| TASK DIRECTIONS |
Pick out each line in these entries that contains the string "page".

| SOURCE DATA |
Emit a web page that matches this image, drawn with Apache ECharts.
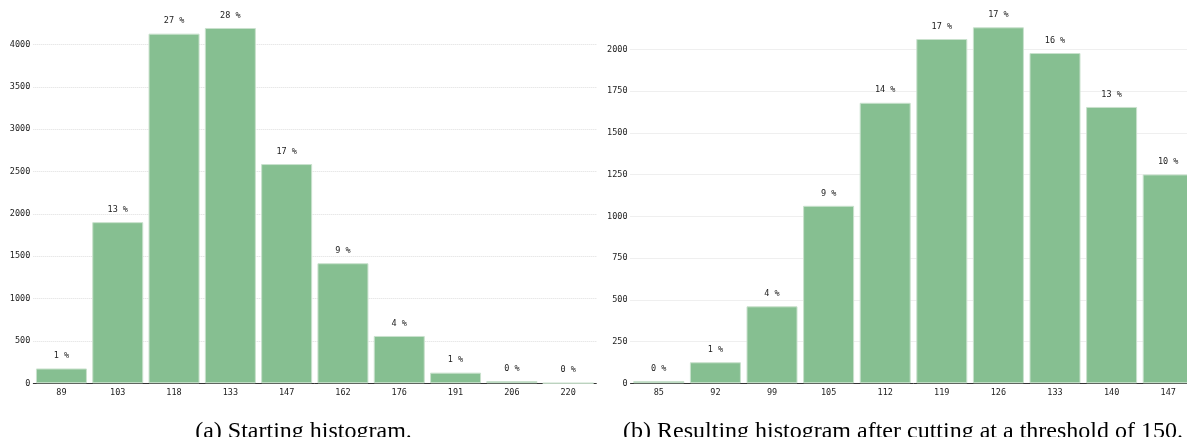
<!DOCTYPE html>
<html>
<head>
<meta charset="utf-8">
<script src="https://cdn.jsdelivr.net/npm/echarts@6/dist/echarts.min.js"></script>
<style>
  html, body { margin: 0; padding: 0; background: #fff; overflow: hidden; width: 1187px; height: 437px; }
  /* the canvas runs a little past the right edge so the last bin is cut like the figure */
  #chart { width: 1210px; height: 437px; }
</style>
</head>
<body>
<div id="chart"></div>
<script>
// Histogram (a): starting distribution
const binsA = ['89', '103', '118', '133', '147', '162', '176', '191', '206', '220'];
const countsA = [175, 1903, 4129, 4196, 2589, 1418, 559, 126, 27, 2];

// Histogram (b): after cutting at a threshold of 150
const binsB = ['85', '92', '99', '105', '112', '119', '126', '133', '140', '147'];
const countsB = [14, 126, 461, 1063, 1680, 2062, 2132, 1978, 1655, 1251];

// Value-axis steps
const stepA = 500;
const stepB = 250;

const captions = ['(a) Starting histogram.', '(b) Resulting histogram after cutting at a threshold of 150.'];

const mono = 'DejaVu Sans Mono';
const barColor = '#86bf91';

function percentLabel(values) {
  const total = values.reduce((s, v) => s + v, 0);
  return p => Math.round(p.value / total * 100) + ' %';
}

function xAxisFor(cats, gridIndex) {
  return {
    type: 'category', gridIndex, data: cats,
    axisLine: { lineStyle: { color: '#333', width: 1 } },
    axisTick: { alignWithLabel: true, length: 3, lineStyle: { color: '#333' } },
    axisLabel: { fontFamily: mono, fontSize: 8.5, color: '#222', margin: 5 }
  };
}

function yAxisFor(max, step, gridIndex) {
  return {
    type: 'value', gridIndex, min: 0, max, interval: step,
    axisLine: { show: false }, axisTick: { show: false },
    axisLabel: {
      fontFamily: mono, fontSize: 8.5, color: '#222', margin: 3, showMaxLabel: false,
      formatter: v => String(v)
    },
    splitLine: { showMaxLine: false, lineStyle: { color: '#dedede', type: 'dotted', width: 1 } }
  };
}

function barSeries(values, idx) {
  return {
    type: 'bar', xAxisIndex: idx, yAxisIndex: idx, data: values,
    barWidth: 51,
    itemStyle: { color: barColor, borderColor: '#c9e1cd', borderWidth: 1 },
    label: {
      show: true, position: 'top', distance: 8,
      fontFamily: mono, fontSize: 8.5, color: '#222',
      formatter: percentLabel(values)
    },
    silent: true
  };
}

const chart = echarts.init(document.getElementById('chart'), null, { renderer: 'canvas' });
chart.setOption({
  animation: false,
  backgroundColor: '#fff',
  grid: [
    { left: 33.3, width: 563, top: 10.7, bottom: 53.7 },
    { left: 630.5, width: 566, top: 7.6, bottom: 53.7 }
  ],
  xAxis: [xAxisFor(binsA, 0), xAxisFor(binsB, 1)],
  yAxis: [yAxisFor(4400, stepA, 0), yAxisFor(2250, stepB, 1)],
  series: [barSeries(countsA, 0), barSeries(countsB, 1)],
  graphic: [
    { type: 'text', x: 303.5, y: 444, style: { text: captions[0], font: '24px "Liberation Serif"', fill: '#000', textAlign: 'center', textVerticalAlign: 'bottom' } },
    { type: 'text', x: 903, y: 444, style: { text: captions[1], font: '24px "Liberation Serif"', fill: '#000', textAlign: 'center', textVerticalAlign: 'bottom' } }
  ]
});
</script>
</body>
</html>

---

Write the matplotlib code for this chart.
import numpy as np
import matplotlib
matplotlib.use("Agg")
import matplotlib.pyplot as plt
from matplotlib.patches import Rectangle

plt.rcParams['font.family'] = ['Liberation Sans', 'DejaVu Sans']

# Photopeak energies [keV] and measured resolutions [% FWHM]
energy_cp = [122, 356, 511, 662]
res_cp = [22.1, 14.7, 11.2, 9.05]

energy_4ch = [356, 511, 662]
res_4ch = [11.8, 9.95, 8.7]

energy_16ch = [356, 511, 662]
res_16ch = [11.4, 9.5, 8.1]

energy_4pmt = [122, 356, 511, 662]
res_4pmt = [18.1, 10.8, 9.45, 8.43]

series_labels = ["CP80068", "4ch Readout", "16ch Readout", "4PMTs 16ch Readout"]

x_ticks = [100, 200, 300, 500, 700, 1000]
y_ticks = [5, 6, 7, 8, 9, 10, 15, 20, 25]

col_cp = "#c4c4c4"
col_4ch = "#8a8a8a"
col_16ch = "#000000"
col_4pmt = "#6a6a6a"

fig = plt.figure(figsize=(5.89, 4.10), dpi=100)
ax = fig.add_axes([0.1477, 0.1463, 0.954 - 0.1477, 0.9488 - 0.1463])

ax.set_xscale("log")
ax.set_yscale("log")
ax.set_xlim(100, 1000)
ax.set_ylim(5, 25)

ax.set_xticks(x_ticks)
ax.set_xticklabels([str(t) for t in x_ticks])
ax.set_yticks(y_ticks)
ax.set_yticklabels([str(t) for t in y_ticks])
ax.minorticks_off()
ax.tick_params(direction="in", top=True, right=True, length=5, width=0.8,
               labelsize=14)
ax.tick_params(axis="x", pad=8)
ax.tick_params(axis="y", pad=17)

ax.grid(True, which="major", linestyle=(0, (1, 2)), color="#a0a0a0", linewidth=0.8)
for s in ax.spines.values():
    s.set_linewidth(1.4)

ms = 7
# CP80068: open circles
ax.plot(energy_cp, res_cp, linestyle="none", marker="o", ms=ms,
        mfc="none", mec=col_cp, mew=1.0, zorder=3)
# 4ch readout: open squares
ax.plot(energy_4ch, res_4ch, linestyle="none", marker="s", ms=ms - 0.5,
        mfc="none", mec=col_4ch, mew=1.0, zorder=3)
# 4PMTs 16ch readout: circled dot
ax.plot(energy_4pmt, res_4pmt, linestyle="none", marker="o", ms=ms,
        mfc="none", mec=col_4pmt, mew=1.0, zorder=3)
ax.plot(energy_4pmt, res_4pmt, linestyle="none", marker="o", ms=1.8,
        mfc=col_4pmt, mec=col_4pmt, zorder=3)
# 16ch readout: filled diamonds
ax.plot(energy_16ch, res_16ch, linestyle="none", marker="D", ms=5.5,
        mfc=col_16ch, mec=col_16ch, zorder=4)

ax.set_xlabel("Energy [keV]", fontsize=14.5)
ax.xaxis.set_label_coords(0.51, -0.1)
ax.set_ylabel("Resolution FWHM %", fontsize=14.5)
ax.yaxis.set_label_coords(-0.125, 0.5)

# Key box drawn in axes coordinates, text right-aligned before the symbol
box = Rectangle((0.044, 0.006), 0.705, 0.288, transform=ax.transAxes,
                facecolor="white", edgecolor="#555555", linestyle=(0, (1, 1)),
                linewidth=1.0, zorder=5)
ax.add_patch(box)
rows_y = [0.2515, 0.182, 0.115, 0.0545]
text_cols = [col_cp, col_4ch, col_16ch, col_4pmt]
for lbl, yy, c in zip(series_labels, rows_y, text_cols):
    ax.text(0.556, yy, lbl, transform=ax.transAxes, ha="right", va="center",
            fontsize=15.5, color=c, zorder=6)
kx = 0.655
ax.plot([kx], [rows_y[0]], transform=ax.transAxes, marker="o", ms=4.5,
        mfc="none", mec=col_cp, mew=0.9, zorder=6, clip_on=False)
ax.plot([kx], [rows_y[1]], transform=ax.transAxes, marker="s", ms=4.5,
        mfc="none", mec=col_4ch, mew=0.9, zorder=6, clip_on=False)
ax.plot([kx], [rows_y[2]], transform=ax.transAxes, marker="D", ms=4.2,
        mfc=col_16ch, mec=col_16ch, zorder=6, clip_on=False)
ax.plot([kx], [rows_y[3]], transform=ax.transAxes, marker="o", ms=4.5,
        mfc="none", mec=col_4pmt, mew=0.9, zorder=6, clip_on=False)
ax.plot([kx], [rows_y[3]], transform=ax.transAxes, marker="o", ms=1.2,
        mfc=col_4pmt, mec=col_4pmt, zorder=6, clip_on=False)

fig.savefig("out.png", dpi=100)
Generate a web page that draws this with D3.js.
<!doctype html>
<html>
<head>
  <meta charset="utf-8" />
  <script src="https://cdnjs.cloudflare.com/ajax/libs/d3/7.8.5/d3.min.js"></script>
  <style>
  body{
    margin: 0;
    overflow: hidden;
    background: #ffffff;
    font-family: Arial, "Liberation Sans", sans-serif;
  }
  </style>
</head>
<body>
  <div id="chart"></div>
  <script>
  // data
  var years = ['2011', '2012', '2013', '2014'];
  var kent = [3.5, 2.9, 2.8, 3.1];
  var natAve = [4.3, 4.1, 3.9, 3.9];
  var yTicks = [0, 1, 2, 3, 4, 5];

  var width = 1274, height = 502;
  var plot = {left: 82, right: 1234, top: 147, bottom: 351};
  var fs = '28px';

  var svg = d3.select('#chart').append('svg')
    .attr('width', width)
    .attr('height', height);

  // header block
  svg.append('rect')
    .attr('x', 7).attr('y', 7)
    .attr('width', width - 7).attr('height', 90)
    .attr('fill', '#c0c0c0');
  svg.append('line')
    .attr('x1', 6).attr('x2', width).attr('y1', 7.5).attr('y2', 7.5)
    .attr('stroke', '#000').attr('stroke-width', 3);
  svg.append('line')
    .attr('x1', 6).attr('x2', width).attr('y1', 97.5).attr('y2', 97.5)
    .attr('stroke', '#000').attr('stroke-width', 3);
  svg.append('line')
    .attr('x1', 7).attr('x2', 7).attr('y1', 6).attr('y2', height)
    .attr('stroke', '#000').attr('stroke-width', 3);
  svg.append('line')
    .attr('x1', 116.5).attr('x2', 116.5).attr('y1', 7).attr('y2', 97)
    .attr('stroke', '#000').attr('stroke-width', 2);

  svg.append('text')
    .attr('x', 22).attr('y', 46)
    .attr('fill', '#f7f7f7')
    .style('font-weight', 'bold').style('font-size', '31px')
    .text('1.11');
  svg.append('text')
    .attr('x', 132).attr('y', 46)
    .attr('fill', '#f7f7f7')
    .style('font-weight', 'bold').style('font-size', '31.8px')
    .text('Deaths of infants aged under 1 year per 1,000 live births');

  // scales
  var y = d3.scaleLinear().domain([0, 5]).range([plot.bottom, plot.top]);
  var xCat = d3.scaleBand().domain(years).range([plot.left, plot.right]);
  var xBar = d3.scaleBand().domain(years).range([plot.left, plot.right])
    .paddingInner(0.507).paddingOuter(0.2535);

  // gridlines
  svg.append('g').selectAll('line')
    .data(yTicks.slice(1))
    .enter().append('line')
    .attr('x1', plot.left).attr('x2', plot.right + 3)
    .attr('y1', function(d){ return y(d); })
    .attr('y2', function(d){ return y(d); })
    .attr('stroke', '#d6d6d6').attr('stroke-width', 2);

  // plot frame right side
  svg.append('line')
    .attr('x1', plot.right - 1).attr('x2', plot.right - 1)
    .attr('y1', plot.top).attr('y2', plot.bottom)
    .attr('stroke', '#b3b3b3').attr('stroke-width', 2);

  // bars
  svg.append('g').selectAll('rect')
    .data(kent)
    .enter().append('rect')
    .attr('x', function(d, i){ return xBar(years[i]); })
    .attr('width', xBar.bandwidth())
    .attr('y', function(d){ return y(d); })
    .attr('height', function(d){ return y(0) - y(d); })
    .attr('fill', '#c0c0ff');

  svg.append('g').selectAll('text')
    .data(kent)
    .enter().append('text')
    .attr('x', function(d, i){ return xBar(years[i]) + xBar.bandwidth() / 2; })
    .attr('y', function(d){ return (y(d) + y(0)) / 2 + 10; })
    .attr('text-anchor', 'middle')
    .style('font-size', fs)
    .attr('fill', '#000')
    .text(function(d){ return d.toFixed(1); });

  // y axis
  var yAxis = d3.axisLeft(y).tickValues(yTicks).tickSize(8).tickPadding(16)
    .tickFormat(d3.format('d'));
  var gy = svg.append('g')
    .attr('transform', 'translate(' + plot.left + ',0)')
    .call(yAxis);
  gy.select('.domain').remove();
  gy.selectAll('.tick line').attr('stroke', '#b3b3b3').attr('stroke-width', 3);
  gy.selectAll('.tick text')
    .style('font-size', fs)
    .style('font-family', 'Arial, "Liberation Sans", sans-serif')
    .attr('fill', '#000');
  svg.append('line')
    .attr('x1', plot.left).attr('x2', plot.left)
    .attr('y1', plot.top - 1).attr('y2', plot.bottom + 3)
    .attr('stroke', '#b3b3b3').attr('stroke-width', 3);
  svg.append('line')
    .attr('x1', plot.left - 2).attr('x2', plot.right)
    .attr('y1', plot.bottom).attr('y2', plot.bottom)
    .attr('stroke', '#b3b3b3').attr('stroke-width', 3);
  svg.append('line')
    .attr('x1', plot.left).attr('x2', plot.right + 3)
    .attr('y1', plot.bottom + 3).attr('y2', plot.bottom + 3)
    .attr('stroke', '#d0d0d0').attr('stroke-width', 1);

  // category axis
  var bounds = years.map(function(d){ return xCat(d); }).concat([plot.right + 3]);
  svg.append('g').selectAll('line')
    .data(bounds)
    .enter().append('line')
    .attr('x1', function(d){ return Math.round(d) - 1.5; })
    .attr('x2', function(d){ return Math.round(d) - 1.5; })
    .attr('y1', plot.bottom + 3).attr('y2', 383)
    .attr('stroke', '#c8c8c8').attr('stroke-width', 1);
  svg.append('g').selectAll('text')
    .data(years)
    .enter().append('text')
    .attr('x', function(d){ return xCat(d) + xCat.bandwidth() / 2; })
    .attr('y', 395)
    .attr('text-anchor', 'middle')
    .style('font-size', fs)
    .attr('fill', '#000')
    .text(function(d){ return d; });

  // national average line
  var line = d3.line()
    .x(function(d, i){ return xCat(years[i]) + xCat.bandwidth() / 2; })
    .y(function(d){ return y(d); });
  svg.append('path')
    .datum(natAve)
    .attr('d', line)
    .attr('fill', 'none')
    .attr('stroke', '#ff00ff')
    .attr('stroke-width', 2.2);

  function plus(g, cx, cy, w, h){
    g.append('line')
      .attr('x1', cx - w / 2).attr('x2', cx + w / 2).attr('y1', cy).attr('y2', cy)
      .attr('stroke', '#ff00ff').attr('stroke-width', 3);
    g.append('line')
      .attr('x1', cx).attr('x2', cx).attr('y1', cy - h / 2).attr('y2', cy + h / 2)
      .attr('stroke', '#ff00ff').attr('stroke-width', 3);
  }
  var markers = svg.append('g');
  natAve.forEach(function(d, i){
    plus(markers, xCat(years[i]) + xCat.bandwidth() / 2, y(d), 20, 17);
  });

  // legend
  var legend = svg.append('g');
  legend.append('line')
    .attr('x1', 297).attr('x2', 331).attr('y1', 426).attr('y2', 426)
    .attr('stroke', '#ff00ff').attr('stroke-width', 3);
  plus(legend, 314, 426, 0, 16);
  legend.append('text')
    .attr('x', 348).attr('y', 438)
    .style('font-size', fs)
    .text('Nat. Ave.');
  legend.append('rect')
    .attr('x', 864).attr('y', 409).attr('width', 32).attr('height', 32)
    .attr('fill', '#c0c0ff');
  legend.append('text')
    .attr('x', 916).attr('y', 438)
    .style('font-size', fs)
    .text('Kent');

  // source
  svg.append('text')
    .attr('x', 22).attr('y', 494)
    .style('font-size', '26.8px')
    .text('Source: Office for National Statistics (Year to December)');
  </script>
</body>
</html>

| TASK OUTPUT |
Emit a web page that matches this image, drawn with Apache ECharts.
Generate a web page that draws this with D3.js.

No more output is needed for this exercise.